MobileRead Forums - View Single Post

jackie_w · 12-15-2012, 05:42 PM

Quote:

Originally Posted by meme

Pretty Print Tidy will not create any sgc classes. Only HTML Tidy will do that. Pretty Print Tidy will format your code to look nice AND it will try to correct common errors in the file in order to make it valid XML code.

Thanks for this info, meme. I can confirm that because of my concern about those wretched sgc-n classes I had originally set Clean Source to OFF. Now I've set it to 'Pretty Print Tidy' all seems well. Self-inflicted problem. D'oh

Quote:

Originally Posted by meme

To be more specific about the issue with nbsp in the file - the files are missing a DOCTYPE that describes what is in the document. You can add this in manually, or just let Pretty Print Tidy do it for you - which I recommend for most people.

Code:

<!DOCTYPE html PUBLIC "-//W3C//DTD XHTML 1.1//EN"
    "http://www.w3.org/TR/xhtml11/DTD/xhtml11.dtd">

It looks as if a calibre import/conversion (html-->zip-->epub) doesn't add an xhtml doctype statement at any stage, which surprises me a little.
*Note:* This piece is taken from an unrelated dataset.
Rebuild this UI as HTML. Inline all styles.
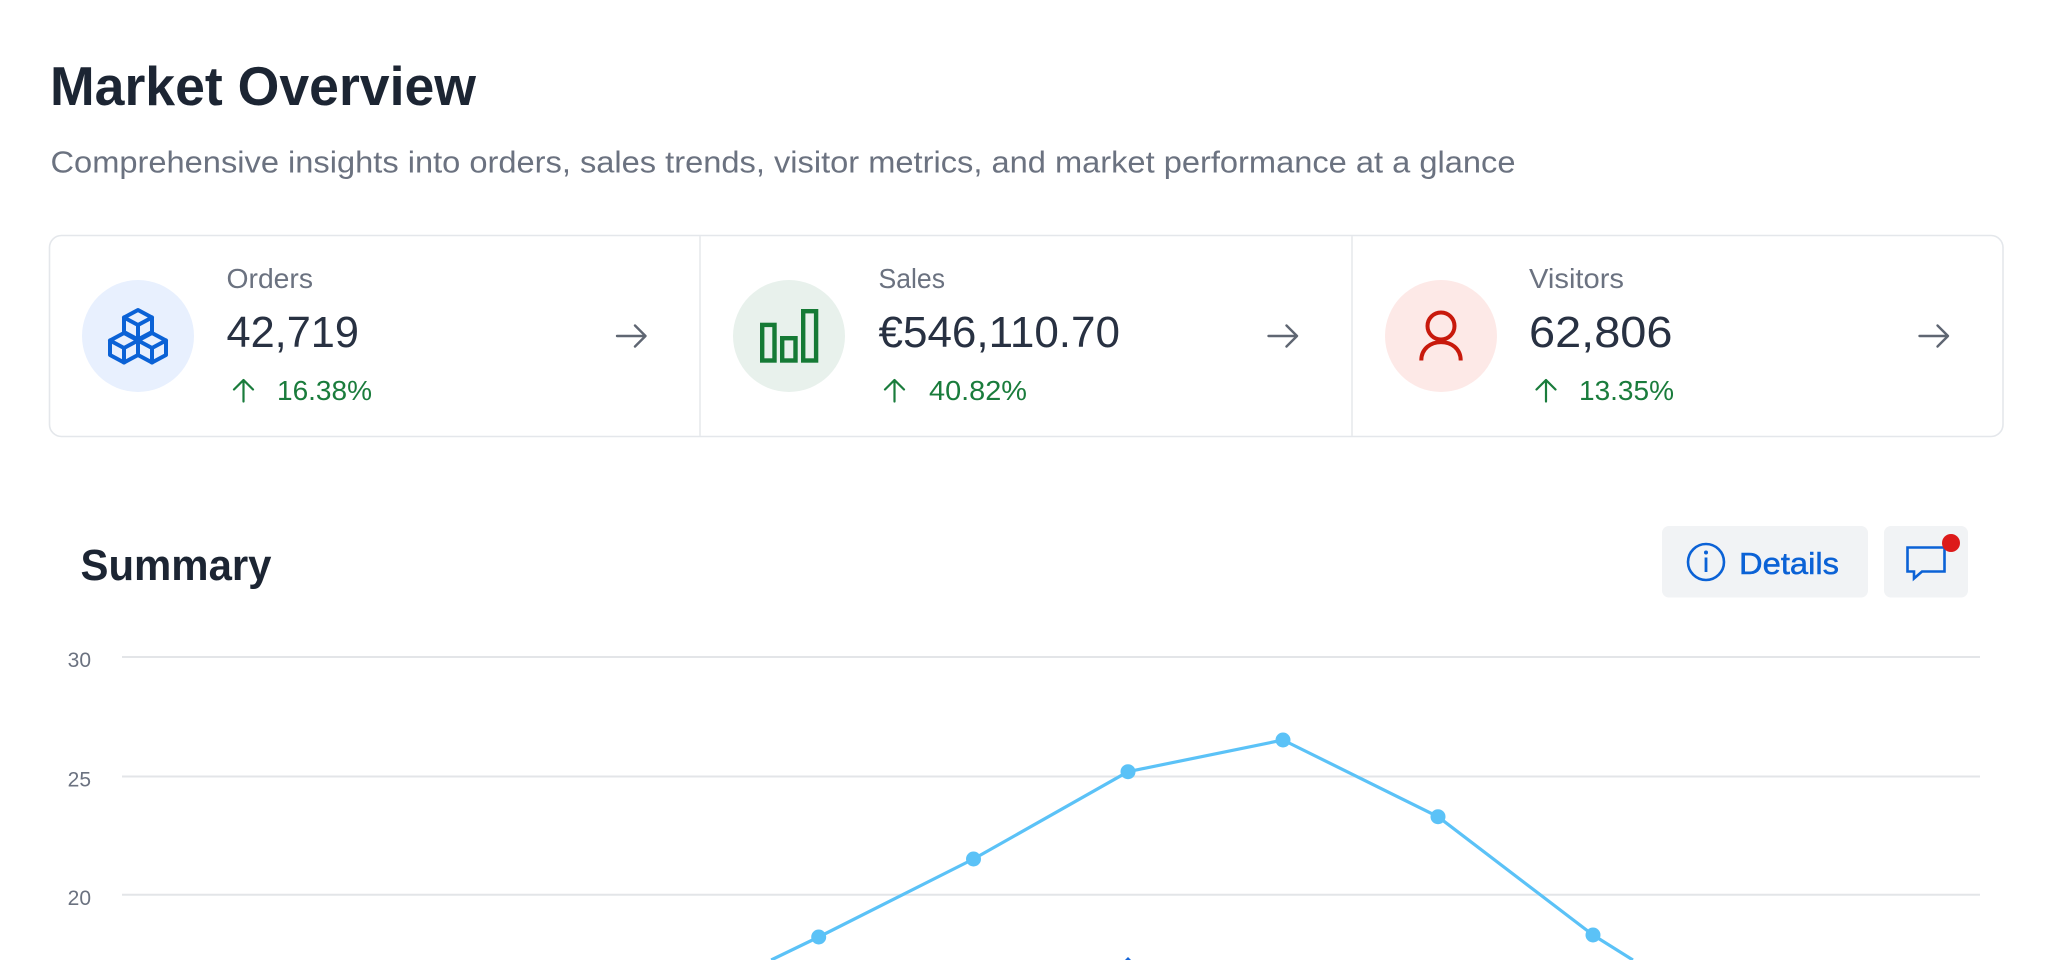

Though, I can't say I've ever had a problem reading a calibre-converted epub on any of my readers. calibre's headers start like this:

Code:

<?xml version='1.0' encoding='utf-8'?>
<html xmlns="http://www.w3.org/1999/xhtml">

Something else I noticed about nbsp/calibre/Sigil is that calibre always changes the   entity to the single unicode char during the html-->zip import process, but Sigil changes it back to an entity again. I did wonder whether calibre did this because some readers couldn't handle the entity, but the Sigil edited epub seems to be OK on the Sony PRS350 and the KoboGlo I tried last night.